__EXERCISE DETAILS__: Quote the whole listing word for word. Do not include the pictures.

__DATASET CONTENT__:
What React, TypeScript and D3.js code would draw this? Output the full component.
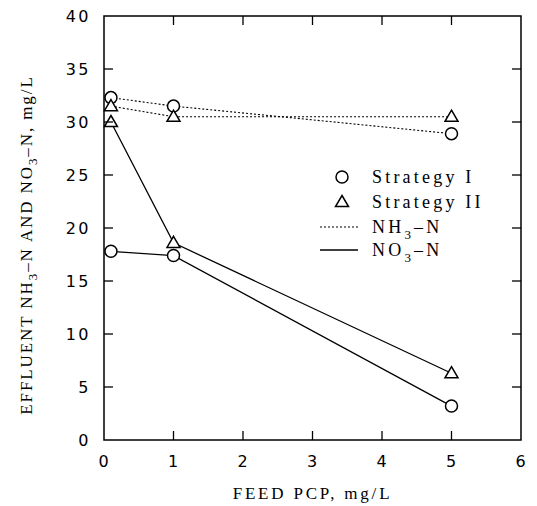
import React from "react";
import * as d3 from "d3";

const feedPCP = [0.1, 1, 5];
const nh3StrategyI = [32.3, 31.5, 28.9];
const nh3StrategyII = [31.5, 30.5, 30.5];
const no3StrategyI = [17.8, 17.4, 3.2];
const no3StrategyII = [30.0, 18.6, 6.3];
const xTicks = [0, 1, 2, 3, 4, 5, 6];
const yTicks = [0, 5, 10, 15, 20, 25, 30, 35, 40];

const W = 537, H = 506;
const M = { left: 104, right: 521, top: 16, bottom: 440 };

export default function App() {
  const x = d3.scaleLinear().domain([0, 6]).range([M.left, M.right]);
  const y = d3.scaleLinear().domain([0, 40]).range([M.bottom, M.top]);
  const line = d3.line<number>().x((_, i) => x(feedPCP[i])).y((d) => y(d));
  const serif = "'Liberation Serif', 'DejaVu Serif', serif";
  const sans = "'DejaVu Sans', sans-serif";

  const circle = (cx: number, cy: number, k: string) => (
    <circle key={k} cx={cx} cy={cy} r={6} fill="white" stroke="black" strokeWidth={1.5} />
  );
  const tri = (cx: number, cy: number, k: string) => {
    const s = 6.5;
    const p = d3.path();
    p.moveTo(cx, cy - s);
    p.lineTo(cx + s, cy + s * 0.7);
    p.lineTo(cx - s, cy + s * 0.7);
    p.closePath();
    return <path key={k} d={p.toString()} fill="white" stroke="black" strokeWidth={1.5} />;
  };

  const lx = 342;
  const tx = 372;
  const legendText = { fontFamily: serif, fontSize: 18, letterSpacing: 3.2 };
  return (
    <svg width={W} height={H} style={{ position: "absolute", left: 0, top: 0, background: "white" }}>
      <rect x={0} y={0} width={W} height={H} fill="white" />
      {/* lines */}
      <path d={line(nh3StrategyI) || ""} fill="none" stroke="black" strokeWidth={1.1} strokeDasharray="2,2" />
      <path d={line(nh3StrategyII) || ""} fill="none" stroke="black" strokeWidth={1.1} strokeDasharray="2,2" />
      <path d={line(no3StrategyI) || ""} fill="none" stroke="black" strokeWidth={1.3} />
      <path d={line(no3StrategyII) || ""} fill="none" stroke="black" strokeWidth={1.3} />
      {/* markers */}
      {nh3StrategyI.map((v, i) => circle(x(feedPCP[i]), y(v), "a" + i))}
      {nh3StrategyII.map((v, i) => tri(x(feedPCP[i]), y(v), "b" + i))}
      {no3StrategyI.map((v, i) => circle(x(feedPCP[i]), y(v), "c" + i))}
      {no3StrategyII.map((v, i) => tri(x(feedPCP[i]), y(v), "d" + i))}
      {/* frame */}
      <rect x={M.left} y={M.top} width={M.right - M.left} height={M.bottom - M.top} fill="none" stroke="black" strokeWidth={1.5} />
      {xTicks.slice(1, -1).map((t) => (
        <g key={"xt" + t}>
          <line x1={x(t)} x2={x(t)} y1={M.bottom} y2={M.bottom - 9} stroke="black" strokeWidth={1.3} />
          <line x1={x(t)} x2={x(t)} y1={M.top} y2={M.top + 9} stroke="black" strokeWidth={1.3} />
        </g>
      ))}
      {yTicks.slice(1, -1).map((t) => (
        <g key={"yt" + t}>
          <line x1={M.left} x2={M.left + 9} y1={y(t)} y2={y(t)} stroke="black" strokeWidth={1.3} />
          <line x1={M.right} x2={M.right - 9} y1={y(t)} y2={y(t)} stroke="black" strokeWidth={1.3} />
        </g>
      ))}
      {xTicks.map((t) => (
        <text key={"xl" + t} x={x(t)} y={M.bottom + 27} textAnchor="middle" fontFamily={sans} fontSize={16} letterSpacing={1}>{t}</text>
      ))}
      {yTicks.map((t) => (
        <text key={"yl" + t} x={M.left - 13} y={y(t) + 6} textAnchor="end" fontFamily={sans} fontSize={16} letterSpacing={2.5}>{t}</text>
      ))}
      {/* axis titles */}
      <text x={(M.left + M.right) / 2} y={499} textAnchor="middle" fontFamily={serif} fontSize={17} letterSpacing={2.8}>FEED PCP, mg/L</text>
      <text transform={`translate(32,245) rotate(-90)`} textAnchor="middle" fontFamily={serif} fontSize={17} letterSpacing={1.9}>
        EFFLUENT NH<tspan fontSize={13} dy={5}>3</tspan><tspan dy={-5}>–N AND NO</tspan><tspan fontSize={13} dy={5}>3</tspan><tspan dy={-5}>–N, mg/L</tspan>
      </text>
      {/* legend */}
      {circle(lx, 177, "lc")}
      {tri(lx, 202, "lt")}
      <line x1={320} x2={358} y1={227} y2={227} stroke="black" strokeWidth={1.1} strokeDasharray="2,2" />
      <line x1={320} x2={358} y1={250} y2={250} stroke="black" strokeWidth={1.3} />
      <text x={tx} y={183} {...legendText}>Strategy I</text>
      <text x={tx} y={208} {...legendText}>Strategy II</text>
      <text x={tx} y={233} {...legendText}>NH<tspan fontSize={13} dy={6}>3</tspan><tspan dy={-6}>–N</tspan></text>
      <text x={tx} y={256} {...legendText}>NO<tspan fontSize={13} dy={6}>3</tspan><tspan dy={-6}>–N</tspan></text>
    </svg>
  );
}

__EXPECTED ANSWER__:
What React, TypeScript and D3.js code would draw this? Output the full component.
import React from "react";
import * as d3 from "d3";

const feedPCP = [0.1, 1, 5];
const nh3StrategyI = [32.3, 31.5, 28.9];
const nh3StrategyII = [31.5, 30.5, 30.5];
const no3StrategyI = [17.8, 17.4, 3.2];
const no3StrategyII = [30.0, 18.6, 6.3];
const xTicks = [0, 1, 2, 3, 4, 5, 6];
const yTicks = [0, 5, 10, 15, 20, 25, 30, 35, 40];

const W = 537, H = 506;
const M = { left: 104, right: 521, top: 16, bottom: 440 };

export default function App() {
  const x = d3.scaleLinear().domain([0, 6]).range([M.left, M.right]);
  const y = d3.scaleLinear().domain([0, 40]).range([M.bottom, M.top]);
  const line = d3.line<number>().x((_, i) => x(feedPCP[i])).y((d) => y(d));
  const serif = "'Liberation Serif', 'DejaVu Serif', serif";
  const sans = "'DejaVu Sans', sans-serif";

  const circle = (cx: number, cy: number, k: string) => (
    <circle key={k} cx={cx} cy={cy} r={6} fill="white" stroke="black" strokeWidth={1.5} />
  );
  const tri = (cx: number, cy: number, k: string) => {
    const s = 6.5;
    const p = d3.path();
    p.moveTo(cx, cy - s);
    p.lineTo(cx + s, cy + s * 0.7);
    p.lineTo(cx - s, cy + s * 0.7);
    p.closePath();
    return <path key={k} d={p.toString()} fill="white" stroke="black" strokeWidth={1.5} />;
  };

  const lx = 342;
  const tx = 372;
  const legendText = { fontFamily: serif, fontSize: 18, letterSpacing: 3.2 };
  return (
    <svg width={W} height={H} style={{ position: "absolute", left: 0, top: 0, background: "white" }}>
      <rect x={0} y={0} width={W} height={H} fill="white" />
      {/* lines */}
      <path d={line(nh3StrategyI) || ""} fill="none" stroke="black" strokeWidth={1.1} strokeDasharray="2,2" />
      <path d={line(nh3StrategyII) || ""} fill="none" stroke="black" strokeWidth={1.1} strokeDasharray="2,2" />
      <path d={line(no3StrategyI) || ""} fill="none" stroke="black" strokeWidth={1.3} />
      <path d={line(no3StrategyII) || ""} fill="none" stroke="black" strokeWidth={1.3} />
      {/* markers */}
      {nh3StrategyI.map((v, i) => circle(x(feedPCP[i]), y(v), "a" + i))}
      {nh3StrategyII.map((v, i) => tri(x(feedPCP[i]), y(v), "b" + i))}
      {no3StrategyI.map((v, i) => circle(x(feedPCP[i]), y(v), "c" + i))}
      {no3StrategyII.map((v, i) => tri(x(feedPCP[i]), y(v), "d" + i))}
      {/* frame */}
      <rect x={M.left} y={M.top} width={M.right - M.left} height={M.bottom - M.top} fill="none" stroke="black" strokeWidth={1.5} />
      {xTicks.slice(1, -1).map((t) => (
        <g key={"xt" + t}>
          <line x1={x(t)} x2={x(t)} y1={M.bottom} y2={M.bottom - 9} stroke="black" strokeWidth={1.3} />
          <line x1={x(t)} x2={x(t)} y1={M.top} y2={M.top + 9} stroke="black" strokeWidth={1.3} />
        </g>
      ))}
      {yTicks.slice(1, -1).map((t) => (
        <g key={"yt" + t}>
          <line x1={M.left} x2={M.left + 9} y1={y(t)} y2={y(t)} stroke="black" strokeWidth={1.3} />
          <line x1={M.right} x2={M.right - 9} y1={y(t)} y2={y(t)} stroke="black" strokeWidth={1.3} />
        </g>
      ))}
      {xTicks.map((t) => (
        <text key={"xl" + t} x={x(t)} y={M.bottom + 27} textAnchor="middle" fontFamily={sans} fontSize={16} letterSpacing={1}>{t}</text>
      ))}
      {yTicks.map((t) => (
        <text key={"yl" + t} x={M.left - 13} y={y(t) + 6} textAnchor="end" fontFamily={sans} fontSize={16} letterSpacing={2.5}>{t}</text>
      ))}
      {/* axis titles */}
      <text x={(M.left + M.right) / 2} y={499} textAnchor="middle" fontFamily={serif} fontSize={17} letterSpacing={2.8}>FEED PCP, mg/L</text>
      <text transform={`translate(32,245) rotate(-90)`} textAnchor="middle" fontFamily={serif} fontSize={17} letterSpacing={1.9}>
        EFFLUENT NH<tspan fontSize={13} dy={5}>3</tspan><tspan dy={-5}>–N AND NO</tspan><tspan fontSize={13} dy={5}>3</tspan><tspan dy={-5}>–N, mg/L</tspan>
      </text>
      {/* legend */}
      {circle(lx, 177, "lc")}
      {tri(lx, 202, "lt")}
      <line x1={320} x2={358} y1={227} y2={227} stroke="black" strokeWidth={1.1} strokeDasharray="2,2" />
      <line x1={320} x2={358} y1={250} y2={250} stroke="black" strokeWidth={1.3} />
      <text x={tx} y={183} {...legendText}>Strategy I</text>
      <text x={tx} y={208} {...legendText}>Strategy II</text>
      <text x={tx} y={233} {...legendText}>NH<tspan fontSize={13} dy={6}>3</tspan><tspan dy={-6}>–N</tspan></text>
      <text x={tx} y={256} {...legendText}>NO<tspan fontSize={13} dy={6}>3</tspan><tspan dy={-6}>–N</tspan></text>
    </svg>
  );
}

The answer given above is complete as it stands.